*MATERIAL*:
*****
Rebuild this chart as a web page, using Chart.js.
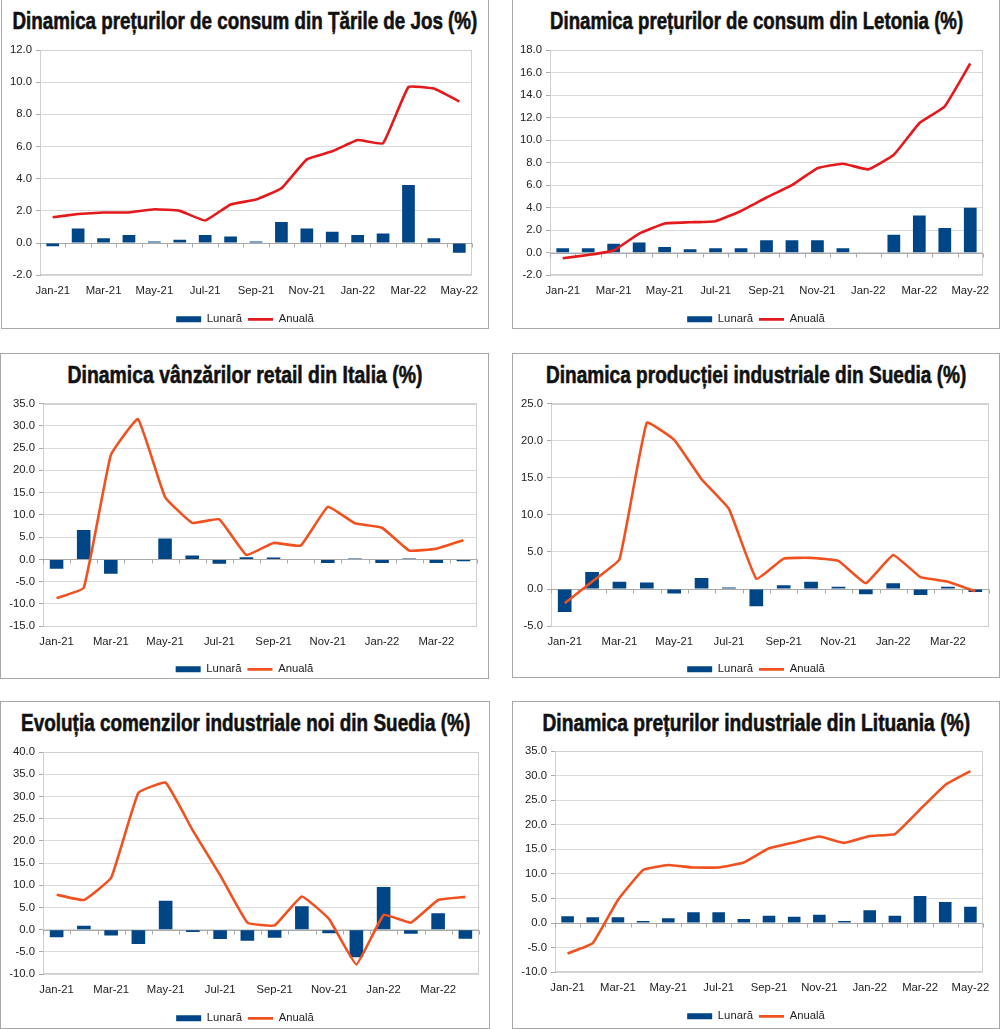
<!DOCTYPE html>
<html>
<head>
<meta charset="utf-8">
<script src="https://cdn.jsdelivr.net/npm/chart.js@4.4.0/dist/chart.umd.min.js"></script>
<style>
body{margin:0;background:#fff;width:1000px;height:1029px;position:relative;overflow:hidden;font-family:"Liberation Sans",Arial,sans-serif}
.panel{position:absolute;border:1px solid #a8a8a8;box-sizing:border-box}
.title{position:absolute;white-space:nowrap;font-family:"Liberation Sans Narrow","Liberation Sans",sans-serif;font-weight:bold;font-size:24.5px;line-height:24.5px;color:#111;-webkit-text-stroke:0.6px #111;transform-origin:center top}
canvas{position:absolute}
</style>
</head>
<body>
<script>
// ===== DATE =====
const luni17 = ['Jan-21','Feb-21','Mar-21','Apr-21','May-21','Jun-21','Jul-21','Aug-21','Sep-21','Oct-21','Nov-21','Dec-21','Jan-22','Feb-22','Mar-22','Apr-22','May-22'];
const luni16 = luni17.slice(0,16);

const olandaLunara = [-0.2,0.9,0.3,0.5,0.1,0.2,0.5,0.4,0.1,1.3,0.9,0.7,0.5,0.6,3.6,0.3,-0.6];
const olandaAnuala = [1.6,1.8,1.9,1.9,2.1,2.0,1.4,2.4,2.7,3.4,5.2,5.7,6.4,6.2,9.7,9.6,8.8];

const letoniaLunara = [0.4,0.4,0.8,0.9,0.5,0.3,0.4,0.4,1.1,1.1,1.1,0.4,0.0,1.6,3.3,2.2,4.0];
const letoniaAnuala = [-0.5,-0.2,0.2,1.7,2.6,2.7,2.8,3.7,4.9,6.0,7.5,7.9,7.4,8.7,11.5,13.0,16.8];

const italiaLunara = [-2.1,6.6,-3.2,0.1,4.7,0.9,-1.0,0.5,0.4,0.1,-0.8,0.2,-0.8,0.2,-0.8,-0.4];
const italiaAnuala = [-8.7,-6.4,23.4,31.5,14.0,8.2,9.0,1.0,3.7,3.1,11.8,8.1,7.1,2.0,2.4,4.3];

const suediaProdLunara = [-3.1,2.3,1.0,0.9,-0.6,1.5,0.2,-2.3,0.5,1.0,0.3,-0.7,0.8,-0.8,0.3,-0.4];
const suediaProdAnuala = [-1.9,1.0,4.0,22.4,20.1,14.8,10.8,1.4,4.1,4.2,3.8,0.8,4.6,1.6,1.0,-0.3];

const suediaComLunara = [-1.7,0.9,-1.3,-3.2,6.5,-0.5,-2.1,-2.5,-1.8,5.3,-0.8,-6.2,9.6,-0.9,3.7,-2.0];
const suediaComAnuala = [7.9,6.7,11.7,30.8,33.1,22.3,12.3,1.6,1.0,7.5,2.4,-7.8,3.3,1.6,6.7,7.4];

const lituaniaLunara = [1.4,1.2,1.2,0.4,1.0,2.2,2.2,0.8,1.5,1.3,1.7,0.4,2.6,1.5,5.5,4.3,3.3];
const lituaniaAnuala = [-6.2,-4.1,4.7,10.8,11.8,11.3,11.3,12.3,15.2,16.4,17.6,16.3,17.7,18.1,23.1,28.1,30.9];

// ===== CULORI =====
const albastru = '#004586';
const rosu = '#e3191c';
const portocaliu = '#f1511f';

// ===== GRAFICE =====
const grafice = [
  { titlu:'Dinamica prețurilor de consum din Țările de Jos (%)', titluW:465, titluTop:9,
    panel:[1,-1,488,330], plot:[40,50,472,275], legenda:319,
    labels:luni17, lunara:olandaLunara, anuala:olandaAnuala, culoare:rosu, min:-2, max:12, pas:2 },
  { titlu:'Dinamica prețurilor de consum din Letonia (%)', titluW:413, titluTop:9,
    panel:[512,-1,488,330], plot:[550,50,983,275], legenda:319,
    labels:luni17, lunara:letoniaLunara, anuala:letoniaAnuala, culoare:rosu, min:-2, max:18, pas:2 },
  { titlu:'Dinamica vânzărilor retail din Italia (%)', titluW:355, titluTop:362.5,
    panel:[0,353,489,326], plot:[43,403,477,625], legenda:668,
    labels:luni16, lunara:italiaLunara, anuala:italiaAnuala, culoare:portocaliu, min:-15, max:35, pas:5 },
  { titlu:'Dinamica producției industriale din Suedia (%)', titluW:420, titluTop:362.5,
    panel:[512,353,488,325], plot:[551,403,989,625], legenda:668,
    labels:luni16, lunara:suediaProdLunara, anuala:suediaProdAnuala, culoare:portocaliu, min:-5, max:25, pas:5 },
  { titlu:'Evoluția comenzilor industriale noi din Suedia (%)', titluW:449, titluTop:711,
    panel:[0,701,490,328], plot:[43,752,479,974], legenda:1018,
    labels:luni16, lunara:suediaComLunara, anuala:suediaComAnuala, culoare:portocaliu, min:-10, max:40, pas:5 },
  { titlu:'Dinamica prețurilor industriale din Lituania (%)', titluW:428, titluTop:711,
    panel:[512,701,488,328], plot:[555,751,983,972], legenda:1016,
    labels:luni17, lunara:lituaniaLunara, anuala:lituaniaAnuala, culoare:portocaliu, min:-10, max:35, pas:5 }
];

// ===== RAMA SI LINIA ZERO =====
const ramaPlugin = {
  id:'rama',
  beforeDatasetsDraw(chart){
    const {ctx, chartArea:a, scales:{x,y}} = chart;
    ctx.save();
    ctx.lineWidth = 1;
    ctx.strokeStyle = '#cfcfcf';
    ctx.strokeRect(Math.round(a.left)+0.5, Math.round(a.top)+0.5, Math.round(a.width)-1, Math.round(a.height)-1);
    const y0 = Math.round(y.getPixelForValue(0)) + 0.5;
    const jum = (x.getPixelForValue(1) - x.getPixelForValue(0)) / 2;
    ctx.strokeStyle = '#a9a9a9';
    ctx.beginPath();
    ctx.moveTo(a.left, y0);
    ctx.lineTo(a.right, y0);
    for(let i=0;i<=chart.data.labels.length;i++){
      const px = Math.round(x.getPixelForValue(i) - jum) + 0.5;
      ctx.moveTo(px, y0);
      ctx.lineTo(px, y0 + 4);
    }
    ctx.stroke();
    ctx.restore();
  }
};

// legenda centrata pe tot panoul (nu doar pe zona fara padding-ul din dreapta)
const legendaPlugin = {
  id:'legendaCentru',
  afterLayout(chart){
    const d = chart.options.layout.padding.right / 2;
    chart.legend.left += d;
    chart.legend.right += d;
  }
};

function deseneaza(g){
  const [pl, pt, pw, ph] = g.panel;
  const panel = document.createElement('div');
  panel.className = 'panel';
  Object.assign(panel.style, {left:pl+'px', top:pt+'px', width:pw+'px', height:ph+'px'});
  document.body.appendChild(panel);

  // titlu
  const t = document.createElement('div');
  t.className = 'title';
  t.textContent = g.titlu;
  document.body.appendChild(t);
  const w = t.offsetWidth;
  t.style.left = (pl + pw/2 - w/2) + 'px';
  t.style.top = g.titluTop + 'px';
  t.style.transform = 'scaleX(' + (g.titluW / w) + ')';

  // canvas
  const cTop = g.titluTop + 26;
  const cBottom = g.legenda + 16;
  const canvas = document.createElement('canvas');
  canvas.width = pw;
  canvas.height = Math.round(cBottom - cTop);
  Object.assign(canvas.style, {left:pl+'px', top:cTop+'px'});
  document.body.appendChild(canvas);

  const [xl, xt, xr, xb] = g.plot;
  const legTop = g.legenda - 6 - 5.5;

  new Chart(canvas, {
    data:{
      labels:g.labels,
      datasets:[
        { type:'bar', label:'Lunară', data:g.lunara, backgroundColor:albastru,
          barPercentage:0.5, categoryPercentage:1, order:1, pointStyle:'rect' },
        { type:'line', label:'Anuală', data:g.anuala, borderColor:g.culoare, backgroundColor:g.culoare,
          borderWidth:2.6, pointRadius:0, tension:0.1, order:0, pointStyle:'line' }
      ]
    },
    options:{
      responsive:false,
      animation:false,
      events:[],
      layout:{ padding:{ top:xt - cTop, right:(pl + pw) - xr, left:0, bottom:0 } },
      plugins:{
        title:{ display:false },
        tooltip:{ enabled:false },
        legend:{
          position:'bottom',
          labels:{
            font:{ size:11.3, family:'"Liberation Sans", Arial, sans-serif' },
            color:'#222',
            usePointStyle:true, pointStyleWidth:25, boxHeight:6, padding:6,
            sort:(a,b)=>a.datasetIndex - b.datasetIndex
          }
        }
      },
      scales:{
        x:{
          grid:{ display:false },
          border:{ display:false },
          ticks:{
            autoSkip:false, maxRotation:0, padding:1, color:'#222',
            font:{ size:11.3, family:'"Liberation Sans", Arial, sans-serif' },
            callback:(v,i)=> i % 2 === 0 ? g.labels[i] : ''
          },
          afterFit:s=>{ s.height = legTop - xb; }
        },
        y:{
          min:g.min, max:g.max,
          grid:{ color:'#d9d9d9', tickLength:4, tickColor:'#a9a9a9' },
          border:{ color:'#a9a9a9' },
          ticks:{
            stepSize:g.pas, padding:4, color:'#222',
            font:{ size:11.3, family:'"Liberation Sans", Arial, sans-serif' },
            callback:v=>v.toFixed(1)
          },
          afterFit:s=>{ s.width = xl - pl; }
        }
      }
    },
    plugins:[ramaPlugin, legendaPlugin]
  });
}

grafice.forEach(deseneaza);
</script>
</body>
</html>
*****
*WHAT YOU WILL DO*:
Skip every picture and return the lines above from the top through the one that contains "const portocaliu = '#f1511f';".

*TASK SOLUTION*:
Rebuild this chart as a web page, using Chart.js.
<!DOCTYPE html>
<html>
<head>
<meta charset="utf-8">
<script src="https://cdn.jsdelivr.net/npm/chart.js@4.4.0/dist/chart.umd.min.js"></script>
<style>
body{margin:0;background:#fff;width:1000px;height:1029px;position:relative;overflow:hidden;font-family:"Liberation Sans",Arial,sans-serif}
.panel{position:absolute;border:1px solid #a8a8a8;box-sizing:border-box}
.title{position:absolute;white-space:nowrap;font-family:"Liberation Sans Narrow","Liberation Sans",sans-serif;font-weight:bold;font-size:24.5px;line-height:24.5px;color:#111;-webkit-text-stroke:0.6px #111;transform-origin:center top}
canvas{position:absolute}
</style>
</head>
<body>
<script>
// ===== DATE =====
const luni17 = ['Jan-21','Feb-21','Mar-21','Apr-21','May-21','Jun-21','Jul-21','Aug-21','Sep-21','Oct-21','Nov-21','Dec-21','Jan-22','Feb-22','Mar-22','Apr-22','May-22'];
const luni16 = luni17.slice(0,16);

const olandaLunara = [-0.2,0.9,0.3,0.5,0.1,0.2,0.5,0.4,0.1,1.3,0.9,0.7,0.5,0.6,3.6,0.3,-0.6];
const olandaAnuala = [1.6,1.8,1.9,1.9,2.1,2.0,1.4,2.4,2.7,3.4,5.2,5.7,6.4,6.2,9.7,9.6,8.8];

const letoniaLunara = [0.4,0.4,0.8,0.9,0.5,0.3,0.4,0.4,1.1,1.1,1.1,0.4,0.0,1.6,3.3,2.2,4.0];
const letoniaAnuala = [-0.5,-0.2,0.2,1.7,2.6,2.7,2.8,3.7,4.9,6.0,7.5,7.9,7.4,8.7,11.5,13.0,16.8];

const italiaLunara = [-2.1,6.6,-3.2,0.1,4.7,0.9,-1.0,0.5,0.4,0.1,-0.8,0.2,-0.8,0.2,-0.8,-0.4];
const italiaAnuala = [-8.7,-6.4,23.4,31.5,14.0,8.2,9.0,1.0,3.7,3.1,11.8,8.1,7.1,2.0,2.4,4.3];

const suediaProdLunara = [-3.1,2.3,1.0,0.9,-0.6,1.5,0.2,-2.3,0.5,1.0,0.3,-0.7,0.8,-0.8,0.3,-0.4];
const suediaProdAnuala = [-1.9,1.0,4.0,22.4,20.1,14.8,10.8,1.4,4.1,4.2,3.8,0.8,4.6,1.6,1.0,-0.3];

const suediaComLunara = [-1.7,0.9,-1.3,-3.2,6.5,-0.5,-2.1,-2.5,-1.8,5.3,-0.8,-6.2,9.6,-0.9,3.7,-2.0];
const suediaComAnuala = [7.9,6.7,11.7,30.8,33.1,22.3,12.3,1.6,1.0,7.5,2.4,-7.8,3.3,1.6,6.7,7.4];

const lituaniaLunara = [1.4,1.2,1.2,0.4,1.0,2.2,2.2,0.8,1.5,1.3,1.7,0.4,2.6,1.5,5.5,4.3,3.3];
const lituaniaAnuala = [-6.2,-4.1,4.7,10.8,11.8,11.3,11.3,12.3,15.2,16.4,17.6,16.3,17.7,18.1,23.1,28.1,30.9];

// ===== CULORI =====
const albastru = '#004586';
const rosu = '#e3191c';
const portocaliu = '#f1511f';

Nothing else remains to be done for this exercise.